=== DATA EXTRACT ===

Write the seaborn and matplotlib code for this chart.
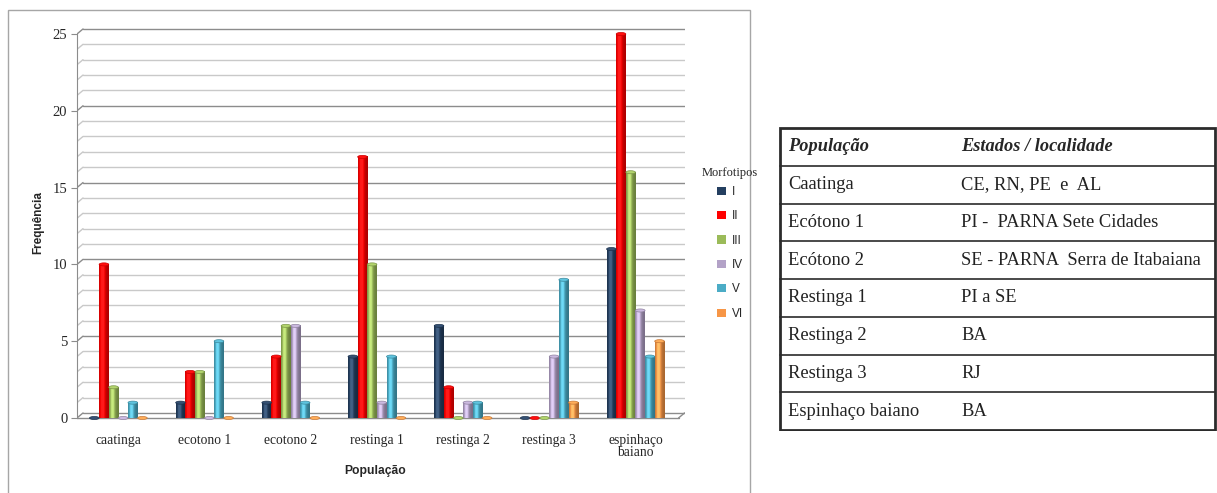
import numpy as np
import pandas as pd
import matplotlib
matplotlib.use("Agg")
import matplotlib.pyplot as plt
from matplotlib.patches import Rectangle, Ellipse, Patch
from matplotlib.colors import to_rgb
import seaborn as sns

# ---- data -------------------------------------------------------------
populacoes = ["caatinga", "ecotono 1", "ecotono 2", "restinga 1",
              "restinga 2", "restinga 3", "espinhaço\nbaiano"]
morfotipos = ["I", "II", "III", "IV", "V", "VI"]
freq_I   = [0, 1, 1, 4, 6, 0, 11]
freq_II  = [10, 3, 4, 17, 2, 0, 25]
freq_III = [2, 3, 6, 10, 0, 0, 16]
freq_IV  = [0, 0, 6, 1, 1, 4, 7]
freq_V   = [1, 5, 1, 4, 1, 9, 4]
freq_VI  = [0, 0, 0, 0, 0, 1, 5]
cores = ["#243F60", "#FF0000", "#9BBB59", "#B3A2C7", "#4BACC6", "#F79646"]
y_ticks = [0, 5, 10, 15, 20, 25]

tabela_cab = ["População", "Estados / localidade"]
tabela_pop = ["Caatinga", "Ecótono 1", "Ecótono 2", "Restinga 1",
              "Restinga 2", "Restinga 3", "Espinhaço baiano"]
tabela_loc = ["CE, RN, PE  e  AL", "PI -  PARNA Sete Cidades",
              "SE - PARNA  Serra de Itabaiana", "PI a SE", "BA", "RJ", "BA"]

serie = [freq_I, freq_II, freq_III, freq_IV, freq_V, freq_VI]
df = pd.DataFrame({
    "População": np.tile(populacoes, len(morfotipos)),
    "Morfotipo": np.repeat(morfotipos, len(populacoes)),
    "Frequência": np.concatenate(serie),
})

# ---- figure -----------------------------------------------------------
W, H = 1217, 493
fig = plt.figure(figsize=(W / 100, H / 100), dpi=100)
sns.set_style("white")
SERIF = "Liberation Serif"
SANS = "Liberation Sans"

# chart frame
fig.patches.append(Rectangle((8 / W, -0.02), (750 - 8) / W, 1 - 10 / H + 0.02,
                             transform=fig.transFigure, fill=False,
                             edgecolor="#A6A6A6", lw=1.0, zorder=0))

ymin, ymax = -0.2, 25.6
px_per_unit = (418 - 34) / 25
ax_bottom_px = 418 + (0 - ymin) * px_per_unit
ax_top_px = 34 - (ymax - 25) * px_per_unit
ax_h_px = ax_bottom_px - ax_top_px
ax = fig.add_axes([77 / W, 1 - ax_bottom_px / H, (685 - 77) / W, ax_h_px / H])

sns.barplot(data=df, x="População", y="Frequência", hue="Morfotipo",
            palette=cores, width=0.67, saturation=1, legend=False,
            ax=ax, zorder=3, linewidth=0)

x0, x1 = -0.48, 6.5           # front floor extent
dx, dy = 0.07, 0.33           # depth offset of the back wall

# back wall grid with slanted side wall
for v in range(0, 26):
    col = "#8C8C8C" if v % 5 == 0 else "#C9C9C9"
    ax.plot([x0 + dx, x1 + dx], [v + dy, v + dy], color=col, lw=1.0, zorder=1)
    ax.plot([x0, x0 + dx], [v, v + dy], color=col, lw=1.0, zorder=1)
# floor front edge
ax.plot([x0, x1], [0, 0], color="#8C8C8C", lw=1.0, zorder=1)
ax.plot([x1, x1 + dx], [0, dy], color="#8C8C8C", lw=1.0, zorder=1)

# cylinder shading and caps on every bar
shade = np.linspace(0, 1, 64)
profile = 0.68 + 0.45 * np.exp(-((shade - 0.35) / 0.30) ** 2)
for cont, c in zip(ax.containers, cores):
    base = np.array(to_rgb(c))
    for bar in cont:
        bx, bw, bh = bar.get_x(), bar.get_width(), bar.get_height()
        bar.set_visible(False)
        img = np.clip(base[None, None, :] * profile[None, :, None]
                      + 0.10 * (profile[None, :, None] > 1.0), 0, 1)
        if bh > 0:
            ax.imshow(img, extent=[bx, bx + bw, 0, bh], aspect="auto",
                      interpolation="bilinear", zorder=3)
        cap_col = np.clip(base * 1.05 + 0.06, 0, 1)
        ax.add_patch(Ellipse((bx + bw / 2, bh), bw, 0.2, facecolor=cap_col,
                             edgecolor=np.clip(base * 0.8, 0, 1), lw=0.5,
                             zorder=4))

ax.set_xlim(x0, x1 + dx + 0.005)
ax.set_ylim(ymin, ymax)
for s in ["top", "right", "bottom"]:
    ax.spines[s].set_visible(False)
ax.spines["left"].set_bounds(0, 25)
ax.spines["left"].set_color("#8C8C8C")
ax.set_yticks(y_ticks)
ax.set_yticklabels([str(t) for t in y_ticks], fontfamily=SERIF, fontsize=10.5)
ax.tick_params(axis="y", length=4, color="#8C8C8C", pad=3, left=True)
ax.tick_params(axis="x", length=0, pad=9)
for lab in ax.get_xticklabels():
    lab.set_fontfamily(SERIF)
    lab.set_fontsize(9.8)
    lab.set_linespacing(0.95)
ax.set_xlabel("População", fontfamily=SANS, fontweight="bold", fontsize=8.7)
ax.set_ylabel("Frequência", fontfamily=SANS, fontweight="bold", fontsize=8.5)
ax.xaxis.set_label_coords((375 - 77) / (685 - 77),
                          (ax_bottom_px - 465) / ax_h_px)
ax.yaxis.set_label_coords((44 - 77) / (685 - 77), 0.5)
ax.grid(False)

# legend
handles = [Patch(facecolor=c, edgecolor="none") for c in cores]
leg = fig.legend(handles, morfotipos, title="Morfotipos", loc="upper left",
                 bbox_to_anchor=(696 / W, 1 - 161 / H), frameon=False,
                 handlelength=0.7, handleheight=0.7, handletextpad=0.5,
                 labelspacing=1.05, borderpad=0,
                 prop={"family": SANS, "size": 8.5})
leg.get_title().set_fontfamily(SERIF)
leg.get_title().set_fontsize(9)
leg._legend_box.align = "center"
leg._legend_box.sep = 5

# ---- location table ---------------------------------------------------
tx0, tx1, ty0, ty1 = 779, 1217, 127, 431
axt = fig.add_axes([tx0 / W, 1 - ty1 / H, (tx1 - tx0) / W, (ty1 - ty0) / H])
axt.set_xlim(tx0, tx1)
axt.set_ylim(ty1, ty0)
axt.axis("off")
n_rows = len(tabela_pop) + 1
row_h = (ty1 - ty0 - 2) / n_rows
col1, col2 = 788, 961
axt.add_patch(Rectangle((780, ty0 + 1), 1215 - 780, ty1 - ty0 - 2,
                        fill=False, edgecolor="#2B2B2B", lw=2.0, zorder=3))
for i in range(1, n_rows):
    yy = ty0 + 1 + i * row_h
    axt.plot([780, 1215], [yy, yy], color="#3A3A3A", lw=1.3, zorder=2)


def cell_y(i):
    return ty0 + 1 + (i + 0.5) * row_h


for x, txt in zip([col1, col2], tabela_cab):
    axt.text(x, cell_y(0), txt, fontfamily=SERIF, fontsize=13.2,
             fontweight="bold", fontstyle="italic", va="center", ha="left")
for i, (p, l) in enumerate(zip(tabela_pop, tabela_loc), start=1):
    axt.text(col1, cell_y(i), p, fontfamily=SERIF, fontsize=13.3,
             va="center", ha="left", color="#222222")
    axt.text(col2, cell_y(i), l, fontfamily=SERIF, fontsize=13.3,
             va="center", ha="left", color="#222222")

fig.savefig("out.png", dpi=100, facecolor="white")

===

> _TASK_:
Omit every picture, then reproduce the rest of the listing exactly.

> _SOLUTION BELOW_:
Write the seaborn and matplotlib code for this chart.
import numpy as np
import pandas as pd
import matplotlib
matplotlib.use("Agg")
import matplotlib.pyplot as plt
from matplotlib.patches import Rectangle, Ellipse, Patch
from matplotlib.colors import to_rgb
import seaborn as sns

# ---- data -------------------------------------------------------------
populacoes = ["caatinga", "ecotono 1", "ecotono 2", "restinga 1",
              "restinga 2", "restinga 3", "espinhaço\nbaiano"]
morfotipos = ["I", "II", "III", "IV", "V", "VI"]
freq_I   = [0, 1, 1, 4, 6, 0, 11]
freq_II  = [10, 3, 4, 17, 2, 0, 25]
freq_III = [2, 3, 6, 10, 0, 0, 16]
freq_IV  = [0, 0, 6, 1, 1, 4, 7]
freq_V   = [1, 5, 1, 4, 1, 9, 4]
freq_VI  = [0, 0, 0, 0, 0, 1, 5]
cores = ["#243F60", "#FF0000", "#9BBB59", "#B3A2C7", "#4BACC6", "#F79646"]
y_ticks = [0, 5, 10, 15, 20, 25]

tabela_cab = ["População", "Estados / localidade"]
tabela_pop = ["Caatinga", "Ecótono 1", "Ecótono 2", "Restinga 1",
              "Restinga 2", "Restinga 3", "Espinhaço baiano"]
tabela_loc = ["CE, RN, PE  e  AL", "PI -  PARNA Sete Cidades",
              "SE - PARNA  Serra de Itabaiana", "PI a SE", "BA", "RJ", "BA"]

serie = [freq_I, freq_II, freq_III, freq_IV, freq_V, freq_VI]
df = pd.DataFrame({
    "População": np.tile(populacoes, len(morfotipos)),
    "Morfotipo": np.repeat(morfotipos, len(populacoes)),
    "Frequência": np.concatenate(serie),
})

# ---- figure -----------------------------------------------------------
W, H = 1217, 493
fig = plt.figure(figsize=(W / 100, H / 100), dpi=100)
sns.set_style("white")
SERIF = "Liberation Serif"
SANS = "Liberation Sans"

# chart frame
fig.patches.append(Rectangle((8 / W, -0.02), (750 - 8) / W, 1 - 10 / H + 0.02,
                             transform=fig.transFigure, fill=False,
                             edgecolor="#A6A6A6", lw=1.0, zorder=0))

ymin, ymax = -0.2, 25.6
px_per_unit = (418 - 34) / 25
ax_bottom_px = 418 + (0 - ymin) * px_per_unit
ax_top_px = 34 - (ymax - 25) * px_per_unit
ax_h_px = ax_bottom_px - ax_top_px
ax = fig.add_axes([77 / W, 1 - ax_bottom_px / H, (685 - 77) / W, ax_h_px / H])

sns.barplot(data=df, x="População", y="Frequência", hue="Morfotipo",
            palette=cores, width=0.67, saturation=1, legend=False,
            ax=ax, zorder=3, linewidth=0)

x0, x1 = -0.48, 6.5           # front floor extent
dx, dy = 0.07, 0.33           # depth offset of the back wall

# back wall grid with slanted side wall
for v in range(0, 26):
    col = "#8C8C8C" if v % 5 == 0 else "#C9C9C9"
    ax.plot([x0 + dx, x1 + dx], [v + dy, v + dy], color=col, lw=1.0, zorder=1)
    ax.plot([x0, x0 + dx], [v, v + dy], color=col, lw=1.0, zorder=1)
# floor front edge
ax.plot([x0, x1], [0, 0], color="#8C8C8C", lw=1.0, zorder=1)
ax.plot([x1, x1 + dx], [0, dy], color="#8C8C8C", lw=1.0, zorder=1)

# cylinder shading and caps on every bar
shade = np.linspace(0, 1, 64)
profile = 0.68 + 0.45 * np.exp(-((shade - 0.35) / 0.30) ** 2)
for cont, c in zip(ax.containers, cores):
    base = np.array(to_rgb(c))
    for bar in cont:
        bx, bw, bh = bar.get_x(), bar.get_width(), bar.get_height()
        bar.set_visible(False)
        img = np.clip(base[None, None, :] * profile[None, :, None]
                      + 0.10 * (profile[None, :, None] > 1.0), 0, 1)
        if bh > 0:
            ax.imshow(img, extent=[bx, bx + bw, 0, bh], aspect="auto",
                      interpolation="bilinear", zorder=3)
        cap_col = np.clip(base * 1.05 + 0.06, 0, 1)
        ax.add_patch(Ellipse((bx + bw / 2, bh), bw, 0.2, facecolor=cap_col,
                             edgecolor=np.clip(base * 0.8, 0, 1), lw=0.5,
                             zorder=4))

ax.set_xlim(x0, x1 + dx + 0.005)
ax.set_ylim(ymin, ymax)
for s in ["top", "right", "bottom"]:
    ax.spines[s].set_visible(False)
ax.spines["left"].set_bounds(0, 25)
ax.spines["left"].set_color("#8C8C8C")
ax.set_yticks(y_ticks)
ax.set_yticklabels([str(t) for t in y_ticks], fontfamily=SERIF, fontsize=10.5)
ax.tick_params(axis="y", length=4, color="#8C8C8C", pad=3, left=True)
ax.tick_params(axis="x", length=0, pad=9)
for lab in ax.get_xticklabels():
    lab.set_fontfamily(SERIF)
    lab.set_fontsize(9.8)
    lab.set_linespacing(0.95)
ax.set_xlabel("População", fontfamily=SANS, fontweight="bold", fontsize=8.7)
ax.set_ylabel("Frequência", fontfamily=SANS, fontweight="bold", fontsize=8.5)
ax.xaxis.set_label_coords((375 - 77) / (685 - 77),
                          (ax_bottom_px - 465) / ax_h_px)
ax.yaxis.set_label_coords((44 - 77) / (685 - 77), 0.5)
ax.grid(False)

# legend
handles = [Patch(facecolor=c, edgecolor="none") for c in cores]
leg = fig.legend(handles, morfotipos, title="Morfotipos", loc="upper left",
                 bbox_to_anchor=(696 / W, 1 - 161 / H), frameon=False,
                 handlelength=0.7, handleheight=0.7, handletextpad=0.5,
                 labelspacing=1.05, borderpad=0,
                 prop={"family": SANS, "size": 8.5})
leg.get_title().set_fontfamily(SERIF)
leg.get_title().set_fontsize(9)
leg._legend_box.align = "center"
leg._legend_box.sep = 5

# ---- location table ---------------------------------------------------
tx0, tx1, ty0, ty1 = 779, 1217, 127, 431
axt = fig.add_axes([tx0 / W, 1 - ty1 / H, (tx1 - tx0) / W, (ty1 - ty0) / H])
axt.set_xlim(tx0, tx1)
axt.set_ylim(ty1, ty0)
axt.axis("off")
n_rows = len(tabela_pop) + 1
row_h = (ty1 - ty0 - 2) / n_rows
col1, col2 = 788, 961
axt.add_patch(Rectangle((780, ty0 + 1), 1215 - 780, ty1 - ty0 - 2,
                        fill=False, edgecolor="#2B2B2B", lw=2.0, zorder=3))
for i in range(1, n_rows):
    yy = ty0 + 1 + i * row_h
    axt.plot([780, 1215], [yy, yy], color="#3A3A3A", lw=1.3, zorder=2)


def cell_y(i):
    return ty0 + 1 + (i + 0.5) * row_h


for x, txt in zip([col1, col2], tabela_cab):
    axt.text(x, cell_y(0), txt, fontfamily=SERIF, fontsize=13.2,
             fontweight="bold", fontstyle="italic", va="center", ha="left")
for i, (p, l) in enumerate(zip(tabela_pop, tabela_loc), start=1):
    axt.text(col1, cell_y(i), p, fontfamily=SERIF, fontsize=13.3,
             va="center", ha="left", color="#222222")
    axt.text(col2, cell_y(i), l, fontfamily=SERIF, fontsize=13.3,
             va="center", ha="left", color="#222222")

fig.savefig("out.png", dpi=100, facecolor="white")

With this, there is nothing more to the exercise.